Dans son éditorial de Tu Es Petrus (n°39, Juillet, Août et Septembre 2023), l’abbé Benoît Paul-Joseph, Supérieur du District de France de la Fraternité Saint-Pierre, revient sur les scandales qui touchent l’Eglise ces dernières années.
La lecture des Actes des Apôtres est toujours rafraichissante et vivifiante spirituellement en ce qu’elle nous parle de la jeune Eglise, de son organisation, de sa croissance … On y voit les Apôtres et les premiers disciples du Christ (que l’on appellera « chrétiens », quelques années plus tard, à Antioche) annoncer l’Évangile avec une force et une fraîcheur qui font notre admiration. C’est la beauté des débuts, l’enthousiasme des commencements que rien ne semble pouvoir arrêter.
Et pourtant, une lecture un peu attentive, nous montre que la première communauté chrétienne, la « Voie » comme l’appelle primitivement saint Luc, auteur des Actes des Apôtres, est aussi sujette à des tensions, des luttes internes et des désaccords. Cela fait partie du tableau général de la primitive Église et doit être regardé en face pour ne pas construire une image idéalisée et déformée de la première communauté chrétienne.
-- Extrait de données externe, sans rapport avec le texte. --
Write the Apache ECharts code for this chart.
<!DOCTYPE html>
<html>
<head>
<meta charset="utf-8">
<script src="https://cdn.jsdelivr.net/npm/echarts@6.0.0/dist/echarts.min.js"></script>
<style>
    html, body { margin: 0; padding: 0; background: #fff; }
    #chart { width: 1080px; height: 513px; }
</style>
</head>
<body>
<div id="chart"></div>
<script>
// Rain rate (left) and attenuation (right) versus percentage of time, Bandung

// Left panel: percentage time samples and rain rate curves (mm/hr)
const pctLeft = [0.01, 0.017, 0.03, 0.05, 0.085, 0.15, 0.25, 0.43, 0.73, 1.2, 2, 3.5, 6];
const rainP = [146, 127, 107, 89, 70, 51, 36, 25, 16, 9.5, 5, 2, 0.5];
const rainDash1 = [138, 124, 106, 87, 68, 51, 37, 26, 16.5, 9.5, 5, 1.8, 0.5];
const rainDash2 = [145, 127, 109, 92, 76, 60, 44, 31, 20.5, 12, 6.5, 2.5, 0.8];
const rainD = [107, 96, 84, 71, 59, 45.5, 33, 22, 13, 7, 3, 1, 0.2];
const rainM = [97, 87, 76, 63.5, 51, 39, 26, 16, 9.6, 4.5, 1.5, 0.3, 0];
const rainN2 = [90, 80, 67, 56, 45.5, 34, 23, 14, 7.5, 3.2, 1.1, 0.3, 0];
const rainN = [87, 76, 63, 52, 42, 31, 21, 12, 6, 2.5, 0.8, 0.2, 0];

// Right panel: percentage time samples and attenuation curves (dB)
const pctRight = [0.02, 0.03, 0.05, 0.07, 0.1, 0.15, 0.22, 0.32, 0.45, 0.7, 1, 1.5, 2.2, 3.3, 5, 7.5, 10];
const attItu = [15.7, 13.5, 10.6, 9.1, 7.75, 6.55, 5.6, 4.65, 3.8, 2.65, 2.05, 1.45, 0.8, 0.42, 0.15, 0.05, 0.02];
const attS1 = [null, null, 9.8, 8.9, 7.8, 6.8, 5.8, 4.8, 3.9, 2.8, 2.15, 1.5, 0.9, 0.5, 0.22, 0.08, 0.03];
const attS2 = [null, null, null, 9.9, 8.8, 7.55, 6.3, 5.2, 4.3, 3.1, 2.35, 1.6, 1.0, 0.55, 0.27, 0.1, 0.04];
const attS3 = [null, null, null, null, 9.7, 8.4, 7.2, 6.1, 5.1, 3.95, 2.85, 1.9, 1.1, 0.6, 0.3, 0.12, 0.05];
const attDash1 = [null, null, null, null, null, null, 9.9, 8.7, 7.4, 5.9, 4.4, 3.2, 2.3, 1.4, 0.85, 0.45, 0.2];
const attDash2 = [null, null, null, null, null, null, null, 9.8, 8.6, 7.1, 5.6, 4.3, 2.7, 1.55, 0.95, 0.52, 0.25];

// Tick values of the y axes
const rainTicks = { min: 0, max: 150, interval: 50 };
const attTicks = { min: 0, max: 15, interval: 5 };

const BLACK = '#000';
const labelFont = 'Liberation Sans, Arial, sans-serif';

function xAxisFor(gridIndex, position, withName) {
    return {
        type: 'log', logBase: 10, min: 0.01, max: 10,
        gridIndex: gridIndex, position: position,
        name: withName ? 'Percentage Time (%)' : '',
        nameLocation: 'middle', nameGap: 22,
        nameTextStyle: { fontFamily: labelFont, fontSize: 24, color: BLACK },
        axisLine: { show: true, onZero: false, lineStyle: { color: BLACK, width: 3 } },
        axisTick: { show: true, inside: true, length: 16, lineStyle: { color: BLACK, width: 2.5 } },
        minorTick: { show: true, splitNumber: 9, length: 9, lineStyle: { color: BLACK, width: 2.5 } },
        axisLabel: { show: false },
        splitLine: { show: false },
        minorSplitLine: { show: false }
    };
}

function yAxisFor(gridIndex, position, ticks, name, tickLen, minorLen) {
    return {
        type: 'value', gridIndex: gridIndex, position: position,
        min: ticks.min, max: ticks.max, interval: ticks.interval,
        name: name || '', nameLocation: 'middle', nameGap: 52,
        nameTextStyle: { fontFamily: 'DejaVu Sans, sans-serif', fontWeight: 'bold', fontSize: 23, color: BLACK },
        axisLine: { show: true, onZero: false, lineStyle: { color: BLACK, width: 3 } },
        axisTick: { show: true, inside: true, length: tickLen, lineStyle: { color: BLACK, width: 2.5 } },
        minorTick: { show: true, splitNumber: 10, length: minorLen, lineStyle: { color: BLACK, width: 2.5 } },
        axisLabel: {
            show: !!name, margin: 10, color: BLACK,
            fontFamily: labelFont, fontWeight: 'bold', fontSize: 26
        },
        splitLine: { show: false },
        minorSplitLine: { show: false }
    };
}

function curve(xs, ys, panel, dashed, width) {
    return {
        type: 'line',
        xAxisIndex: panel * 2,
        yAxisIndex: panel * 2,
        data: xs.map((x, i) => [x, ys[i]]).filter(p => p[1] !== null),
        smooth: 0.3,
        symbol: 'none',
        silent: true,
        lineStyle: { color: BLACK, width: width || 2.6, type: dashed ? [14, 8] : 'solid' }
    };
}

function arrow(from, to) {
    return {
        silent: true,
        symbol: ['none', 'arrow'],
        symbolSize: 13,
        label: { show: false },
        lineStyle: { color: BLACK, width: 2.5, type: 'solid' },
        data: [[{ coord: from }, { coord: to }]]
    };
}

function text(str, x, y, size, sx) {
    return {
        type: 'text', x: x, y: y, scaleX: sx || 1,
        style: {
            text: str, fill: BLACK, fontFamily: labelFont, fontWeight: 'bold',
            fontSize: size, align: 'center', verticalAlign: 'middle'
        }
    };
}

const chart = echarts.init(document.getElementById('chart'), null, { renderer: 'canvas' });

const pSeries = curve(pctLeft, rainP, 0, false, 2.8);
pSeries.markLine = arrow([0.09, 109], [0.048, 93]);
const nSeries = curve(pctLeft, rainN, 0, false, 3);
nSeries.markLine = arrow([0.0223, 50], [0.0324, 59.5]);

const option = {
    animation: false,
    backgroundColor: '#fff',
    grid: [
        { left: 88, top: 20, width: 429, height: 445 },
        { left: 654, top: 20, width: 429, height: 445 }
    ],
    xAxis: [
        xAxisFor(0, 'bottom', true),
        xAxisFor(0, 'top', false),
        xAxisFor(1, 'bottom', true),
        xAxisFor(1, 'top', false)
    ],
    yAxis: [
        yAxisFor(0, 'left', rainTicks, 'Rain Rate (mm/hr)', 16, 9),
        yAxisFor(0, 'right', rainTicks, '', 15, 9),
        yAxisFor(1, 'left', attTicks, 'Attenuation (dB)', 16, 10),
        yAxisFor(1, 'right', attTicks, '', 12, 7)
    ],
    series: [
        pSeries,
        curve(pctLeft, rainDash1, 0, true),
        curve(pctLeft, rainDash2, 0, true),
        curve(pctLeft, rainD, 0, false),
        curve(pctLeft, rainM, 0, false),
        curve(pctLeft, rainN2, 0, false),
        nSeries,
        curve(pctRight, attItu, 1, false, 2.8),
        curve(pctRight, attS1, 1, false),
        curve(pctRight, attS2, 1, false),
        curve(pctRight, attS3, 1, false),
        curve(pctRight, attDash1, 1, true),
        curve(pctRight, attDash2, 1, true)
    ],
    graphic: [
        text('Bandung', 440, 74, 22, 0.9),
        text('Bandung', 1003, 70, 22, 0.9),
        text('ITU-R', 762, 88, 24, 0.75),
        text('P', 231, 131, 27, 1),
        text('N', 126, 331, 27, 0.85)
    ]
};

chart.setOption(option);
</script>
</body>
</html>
Non pas dans le but de se rassurer à bon compte sur les difficultés que pourrait connaître l’Église aujourd’hui, en se disant que, finalement, les dissensions ecclésiales peuvent se prévaloir d’une grande antiquité, qu’elles appartiennent au patrimoine traditionnel de l’Église et qu’il serait donc illusoire de chercher à les dépasser … Certes non ! Comme le dit l’adage, « Ecclesia semper reformanda, l’Église doit toujours se réformer». Simplement, il ne faut pas s’étonner qu’il en ait été ainsi dès le début, que les premiers membres de la communauté chrétienne, marqués comme nous par les blessures du péché originel, aient connu des divergences, par exemple quant aux méthodes apostoliques ou aux usages cultuels. Surtout, il faut voir – et c’est assurément le plus important – que le Seigneur a guidé son Église en dépit des insuffisances de ceux qu’II avait choisis, et que la progression extraordinaire de celle-ci, nonobstant les litiges et les mesquineries liées à la nature humaine, est une preuve éclatante de l’assistance divine du Saint-Esprit.
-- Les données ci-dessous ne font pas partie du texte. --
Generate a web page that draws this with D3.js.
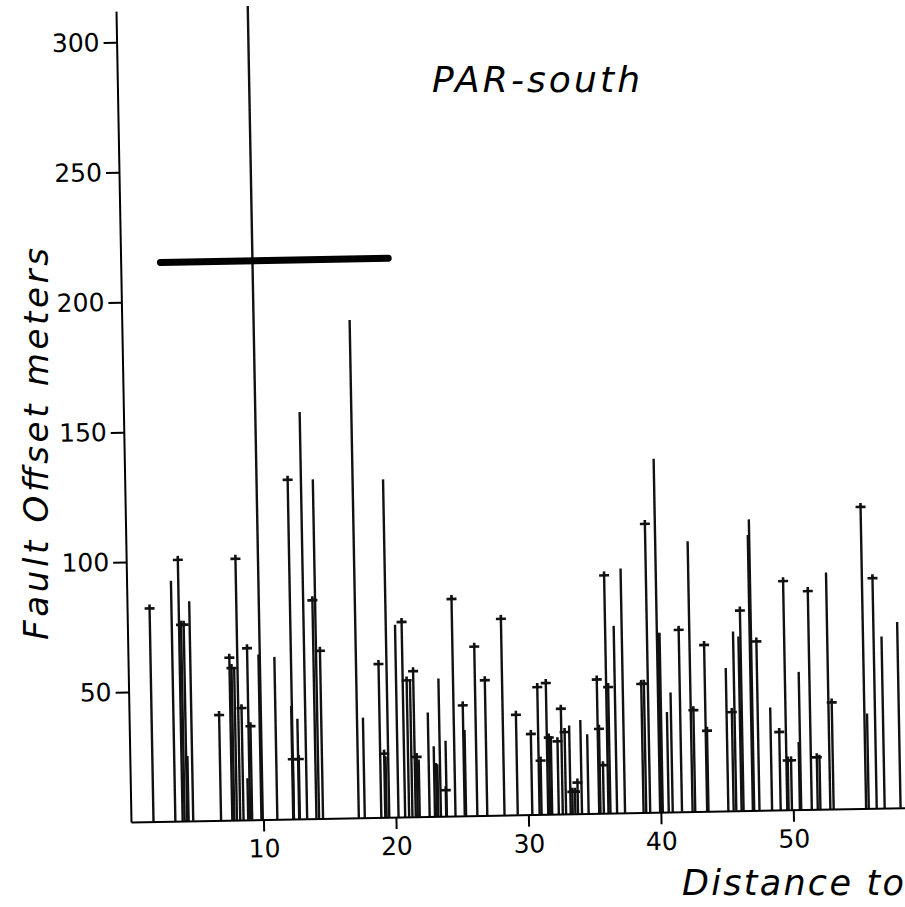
<!DOCTYPE html>
<html>
<head>
<meta charset="utf-8">
<script src="https://cdn.jsdelivr.net/npm/d3@7"></script>
<style>
  body { margin: 0; background: #fff; }
  svg { display: block; font-family: 'DejaVu Sans', sans-serif; }
  .axis path, .axis line { stroke: #000; stroke-width: 2; }
  .stem { stroke: #111; stroke-width: 2.4; }
  .mark { stroke: #111; stroke-width: 2.6; fill: none; }
  .label { font-style: italic; fill: #000; }
</style>
</head>
<body>
<svg id="chart" width="905" height="907"></svg>
<script>
// distance (along strike) of each fault, its offset in meters, and whether it carries a "+" tip
const distances = [
  1.7, 3.35, 3.9, 4.05, 4.25, 4.35, 4.7, 6.8, 7.65, 7.8, 8.0, 8.25, 8.5, 8.85, 9.0, 9.15,
  9.95, 9.85, 11.05, 12.3, 12.25, 12.3, 12.7, 12.75, 13.3, 14.0, 14.2, 14.5, 17.2, 17.65,
  18.9, 19.2, 19.3, 19.5, 20.2, 20.7, 21.0, 21.25, 21.5, 21.65, 21.8, 22.55, 22.95, 23.1,
  23.2, 23.4, 23.8, 23.85, 24.5, 25.2, 25.3, 26.15, 26.9, 28.2, 29.2, 30.3, 30.85, 31.0,
  31.5, 31.65, 31.8, 32.3, 32.6, 32.85, 33.2, 33.35, 33.55, 33.75, 34.05, 34.55, 35.35,
  35.45, 35.7, 36.05, 36.2, 36.7, 37.3, 38.7, 38.9, 39.2, 39.95, 40.05, 40.15, 40.6, 40.9,
  41.6, 42.4, 42.6, 43.5, 43.6, 45.1, 45.5, 45.7, 46.1, 46.25, 46.95, 47.05, 47.45, 48.4,
  49.05, 49.55, 49.65, 49.9, 50.5, 50.6, 51.4, 51.85, 52.05, 52.8, 53.05, 55.5, 55.7,
  56.3, 56.9, 58.1
];
const offsets = [
  82, 92.5, 100.5, 75.5, 75.5, 25, 84.5, 40.5, 62.5, 58.5, 58.5, 100.5, 43, 16, 66, 36,
  313, 63.5, 62.5, 130.5, 43.5, 23, 38.5, 23, 156.5, 84, 130.5, 64.5, 191.5, 38.5,
  59, 24.5, 23.5, 130, 74, 75, 52.5, 52.5, 56, 23, 22, 40, 27, 20.5,
  20, 53, 10, 29, 83.5, 42.5, 33, 65, 52, 75.5, 38.5, 31, 49, 20.7,
  50.5, 29.5, 30, 28, 40.5, 31.5, 34, 8.5, 8.5, 12, 36, 30.5, 51.5,
  32.5, 18.5, 91.5, 48.5, 72, 94, 49.5, 49.5, 111, 136, 69, 69, 38.5, 46,
  70, 104, 39, 64, 31, 55, 38, 69, 67, 77, 106, 112, 65, 39.5,
  30, 88, 19, 19, 26, 53, 84, 20, 21, 91, 41, 116, 36.5,
  88.5, 66, 71.5
];
const marked = [
  1, 0, 1, 1, 1, 0, 0, 1, 1, 1, 0, 1, 1, 0, 1, 1,
  0, 0, 0, 1, 0, 1, 0, 1, 0, 1, 0, 1, 0, 0,
  1, 1, 0, 0, 0, 1, 1, 0, 1, 1, 0, 0, 0, 0,
  0, 0, 1, 0, 1, 1, 0, 1, 1, 1, 1, 1, 1, 1,
  1, 1, 0, 1, 1, 1, 0, 1, 1, 1, 0, 0, 1,
  1, 1, 1, 1, 0, 0, 1, 1, 1, 0, 0, 0, 0, 0,
  1, 0, 1, 1, 1, 0, 1, 0, 0, 1, 0, 0, 1, 0,
  1, 1, 1, 1, 0, 0, 1, 1, 0, 0, 1, 1, 0,
  1, 0, 0
];
const yTicks = [50, 100, 150, 200, 250, 300];
const xTicks = [10, 20, 30, 40, 50];
// thick horizontal bar: distance span and offset level
const barSpan = [3.0, 20.2];
const barOffset = 215;

const svg = d3.select('#chart');

const x = d3.scaleLinear().domain([0, 58.5]).range([131, 906]);
const y = d3.scaleLinear().domain([0, 312]).range([822, 11]);

// the original sheet sits a little skewed, so the plot is turned about its origin
const plot = svg.append('g')
  .attr('transform', 'rotate(-1.06,' + x(0) + ',' + y(0) + ')');

const faults = distances.map((d, i) => ({ d: d, v: offsets[i], m: marked[i] }));

// stems
plot.append('g')
  .selectAll('line')
  .data(faults)
  .enter()
  .append('line')
  .attr('class', 'stem')
  .attr('x1', (f) => x(f.d))
  .attr('x2', (f) => x(f.d))
  .attr('y1', y(0))
  .attr('y2', (f) => y(f.v));

// little "+" tips
plot.append('g')
  .selectAll('path')
  .data(faults.filter((f) => f.m))
  .enter()
  .append('path')
  .attr('class', 'mark')
  .attr('d', (f) => {
    let px = x(f.d), py = y(f.v);
    return 'M' + (px - 5) + ',' + py + 'H' + (px + 5) + 'M' + px + ',' + (py - 4) + 'V' + py;
  });

// thick bar
plot.append('line')
  .attr('x1', x(barSpan[0]))
  .attr('x2', x(barSpan[1]))
  .attr('y1', y(barOffset))
  .attr('y2', y(barOffset))
  .attr('stroke', '#000')
  .attr('stroke-width', 7)
  .attr('stroke-linecap', 'round');

// axes
let yAxis = plot.append('g')
  .attr('class', 'axis')
  .attr('transform', 'translate(' + x(0) + ',0)')
  .call(d3.axisLeft(y).tickValues(yTicks).tickSize(13).tickSizeOuter(0).tickPadding(4).tickFormat(d3.format('d')));

let xAxis = plot.append('g')
  .attr('class', 'axis')
  .attr('transform', 'translate(0,' + y(0) + ')')
  .call(d3.axisBottom(x).tickValues(xTicks).tickSize(12).tickSizeOuter(0).tickPadding(8).tickFormat(d3.format('d')));

[yAxis, xAxis].forEach((g) => g.selectAll('text')
  .style('font-family', "'DejaVu Sans', sans-serif")
  .style('font-size', '25px')
  .attr('fill', '#000'));

// texts
svg.append('text')
  .attr('class', 'label')
  .attr('x', 432)
  .attr('y', 92)
  .attr('font-size', 36)
  .attr('textLength', 208)
  .attr('lengthAdjust', 'spacing')
  .text('PAR-south');

svg.append('text')
  .attr('class', 'label')
  .attr('transform', 'translate(48,444) rotate(-90)')
  .attr('text-anchor', 'middle')
  .attr('font-size', 34)
  .attr('textLength', 392)
  .attr('lengthAdjust', 'spacing')
  .text('Fault Offset  meters');

svg.append('text')
  .attr('class', 'label')
  .attr('x', 682)
  .attr('y', 895)
  .attr('font-size', 35)
  .attr('textLength', 222)
  .attr('lengthAdjust', 'spacing')
  .text('Distance to');
</script>
</body>
</html>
Ainsi, la première communauté chrétienne s’est-elle à peine formée, que déjà elle est ébranlée par les malversations financières de l’un de ses membres qui, prétendant mettre le fruit de sa vente au service de l’Église, en conserve secrètement une partie, non seulement sans le dire à ses frères mais en laissant croire le contraire (cf. Ac V). Dans sa Première épître, saint Jean avait parlé des trois concupiscences qui rongent le cœur humain : la concupiscence de la chair, la concupiscence des yeux et l’orgueil de la vie (cf. 1 Jn 11, 16). Et il est tristement remarquable de constater que la première crise qui secoue l’Église est causée par un scandale financier.
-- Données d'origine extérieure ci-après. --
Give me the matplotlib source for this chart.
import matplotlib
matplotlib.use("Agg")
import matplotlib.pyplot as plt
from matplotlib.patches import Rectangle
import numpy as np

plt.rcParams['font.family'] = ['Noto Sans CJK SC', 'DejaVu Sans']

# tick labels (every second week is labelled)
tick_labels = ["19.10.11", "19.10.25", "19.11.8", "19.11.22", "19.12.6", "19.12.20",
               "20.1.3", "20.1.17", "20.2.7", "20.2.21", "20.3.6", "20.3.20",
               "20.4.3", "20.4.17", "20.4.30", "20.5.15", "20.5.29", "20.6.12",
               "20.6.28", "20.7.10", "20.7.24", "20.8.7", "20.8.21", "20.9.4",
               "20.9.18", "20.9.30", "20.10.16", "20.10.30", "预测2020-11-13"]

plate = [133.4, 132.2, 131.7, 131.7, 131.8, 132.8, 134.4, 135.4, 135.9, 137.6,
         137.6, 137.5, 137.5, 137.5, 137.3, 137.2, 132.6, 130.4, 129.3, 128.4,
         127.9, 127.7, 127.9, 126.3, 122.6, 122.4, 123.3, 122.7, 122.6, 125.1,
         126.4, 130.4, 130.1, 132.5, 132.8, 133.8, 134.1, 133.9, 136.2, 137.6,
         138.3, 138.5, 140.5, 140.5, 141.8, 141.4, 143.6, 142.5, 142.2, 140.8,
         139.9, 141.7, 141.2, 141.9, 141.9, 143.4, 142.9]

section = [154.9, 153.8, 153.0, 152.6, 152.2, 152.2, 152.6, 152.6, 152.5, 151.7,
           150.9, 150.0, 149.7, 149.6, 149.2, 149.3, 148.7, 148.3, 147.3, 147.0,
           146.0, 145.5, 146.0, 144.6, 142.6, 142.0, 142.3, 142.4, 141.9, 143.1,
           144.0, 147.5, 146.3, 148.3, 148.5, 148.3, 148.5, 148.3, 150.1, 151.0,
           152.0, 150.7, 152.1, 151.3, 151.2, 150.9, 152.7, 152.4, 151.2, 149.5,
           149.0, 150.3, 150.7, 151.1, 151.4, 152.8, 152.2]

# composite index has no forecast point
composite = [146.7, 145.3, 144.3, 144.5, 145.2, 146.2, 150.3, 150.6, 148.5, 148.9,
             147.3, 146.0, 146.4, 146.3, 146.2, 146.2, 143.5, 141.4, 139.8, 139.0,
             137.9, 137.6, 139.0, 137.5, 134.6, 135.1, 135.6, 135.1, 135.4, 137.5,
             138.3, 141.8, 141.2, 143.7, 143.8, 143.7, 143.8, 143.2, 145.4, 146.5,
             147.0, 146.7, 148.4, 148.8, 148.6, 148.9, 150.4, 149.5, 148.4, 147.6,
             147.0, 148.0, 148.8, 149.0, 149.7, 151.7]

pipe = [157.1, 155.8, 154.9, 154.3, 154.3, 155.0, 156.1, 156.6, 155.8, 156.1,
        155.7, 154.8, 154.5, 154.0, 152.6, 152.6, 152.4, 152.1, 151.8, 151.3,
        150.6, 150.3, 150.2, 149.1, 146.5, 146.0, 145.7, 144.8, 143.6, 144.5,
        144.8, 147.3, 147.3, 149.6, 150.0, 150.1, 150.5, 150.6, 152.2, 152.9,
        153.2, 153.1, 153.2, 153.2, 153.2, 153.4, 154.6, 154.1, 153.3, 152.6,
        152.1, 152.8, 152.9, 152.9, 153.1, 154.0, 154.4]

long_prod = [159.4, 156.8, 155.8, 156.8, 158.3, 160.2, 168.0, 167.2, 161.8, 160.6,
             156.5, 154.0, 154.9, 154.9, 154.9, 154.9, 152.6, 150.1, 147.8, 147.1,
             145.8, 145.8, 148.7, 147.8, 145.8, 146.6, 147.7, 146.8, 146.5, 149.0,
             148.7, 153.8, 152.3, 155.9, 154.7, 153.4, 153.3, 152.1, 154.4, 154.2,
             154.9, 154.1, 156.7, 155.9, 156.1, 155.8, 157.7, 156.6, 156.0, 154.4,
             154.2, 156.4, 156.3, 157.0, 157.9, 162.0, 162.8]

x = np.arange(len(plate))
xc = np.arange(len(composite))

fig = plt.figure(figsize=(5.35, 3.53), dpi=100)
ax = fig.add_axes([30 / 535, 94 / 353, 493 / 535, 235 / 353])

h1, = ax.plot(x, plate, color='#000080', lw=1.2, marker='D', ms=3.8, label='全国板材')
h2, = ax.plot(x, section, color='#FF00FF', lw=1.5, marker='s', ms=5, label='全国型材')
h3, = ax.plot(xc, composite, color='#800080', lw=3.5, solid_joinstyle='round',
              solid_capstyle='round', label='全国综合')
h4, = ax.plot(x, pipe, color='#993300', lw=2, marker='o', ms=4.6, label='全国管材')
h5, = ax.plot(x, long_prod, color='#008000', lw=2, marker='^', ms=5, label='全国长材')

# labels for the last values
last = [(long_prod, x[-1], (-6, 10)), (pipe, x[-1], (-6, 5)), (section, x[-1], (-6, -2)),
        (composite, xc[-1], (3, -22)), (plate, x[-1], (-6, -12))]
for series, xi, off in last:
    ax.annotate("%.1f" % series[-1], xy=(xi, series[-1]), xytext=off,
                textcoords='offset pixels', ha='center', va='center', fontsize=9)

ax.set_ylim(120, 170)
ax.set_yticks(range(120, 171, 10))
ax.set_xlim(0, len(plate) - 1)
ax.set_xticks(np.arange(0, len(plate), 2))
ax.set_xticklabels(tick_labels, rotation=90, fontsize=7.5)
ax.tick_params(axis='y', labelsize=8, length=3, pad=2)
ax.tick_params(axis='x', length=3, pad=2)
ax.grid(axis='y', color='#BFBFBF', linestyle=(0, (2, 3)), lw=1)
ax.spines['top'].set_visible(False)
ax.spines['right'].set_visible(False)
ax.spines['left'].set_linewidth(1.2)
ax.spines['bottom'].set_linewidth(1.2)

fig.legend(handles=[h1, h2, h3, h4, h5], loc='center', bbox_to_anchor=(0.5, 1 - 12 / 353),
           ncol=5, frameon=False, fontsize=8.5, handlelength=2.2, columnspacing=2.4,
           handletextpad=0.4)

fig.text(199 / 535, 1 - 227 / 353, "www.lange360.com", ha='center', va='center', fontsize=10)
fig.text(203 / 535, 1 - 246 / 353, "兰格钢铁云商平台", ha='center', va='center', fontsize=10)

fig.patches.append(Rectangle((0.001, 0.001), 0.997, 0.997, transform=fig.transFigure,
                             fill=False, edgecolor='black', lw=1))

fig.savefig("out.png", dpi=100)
Pour autant, la communauté ecclésiale poursuit sa progression, s’accroît, mais se heurte aussi à de nouvelles difficultés : jusqu’à présent, les disciples du Christ étaient tous issus du judaïsme, aussi continuaient-ils à respecter les règles et les coutumes de la loi de Moïse. Mais fallait-il imposer cela aux païens issus du monde grec ? Étaient-ils concernés par la circoncision? Devaient-ils s’astreindre aux restrictions alimentaires de la loi ancienne ? « Je ne suis pas venu pour abolir, mais pour accomplir » (Mt V, 17), leur avait dit le Seigneur. La question n’était pas simple et les avis divergeaient. Averti par révélation spéciale de Dieu que les anciens usages étaient désormais caducs (cf. Ac X, 9-16), Pierre, à plusieurs reprises, prendra la parole avec autorité devant les judéo-chrétiens pour affirmer que, désormais, seule la grâce de Dieu est vecteur de Salut. Mais Pierre va se heurter à Jacques, « frère du Seigneur », premier évêque de Jérusalem, partisan du maintien partiel des antiques coutumes. En résultera, vers la fin des années 40, le premier « concile » de l’Église, l’Assemblée de Jérusalem, où se dessine un compromis entre les deux partis, pour « ne pas tracasser ceux des païens qui se convertissent à Dieu » (Ac XV, 19), mais aussi rassurer les pharisiens convertis qui restaient liés au Temple. Finalement, la question posée est celle du rapport de l’Église avec le monde extérieur. Déclinée de bien des façons durant son histoire, cette problématique est inhérente à une société que son Fondateur a voulu « dans le monde sans être du monde».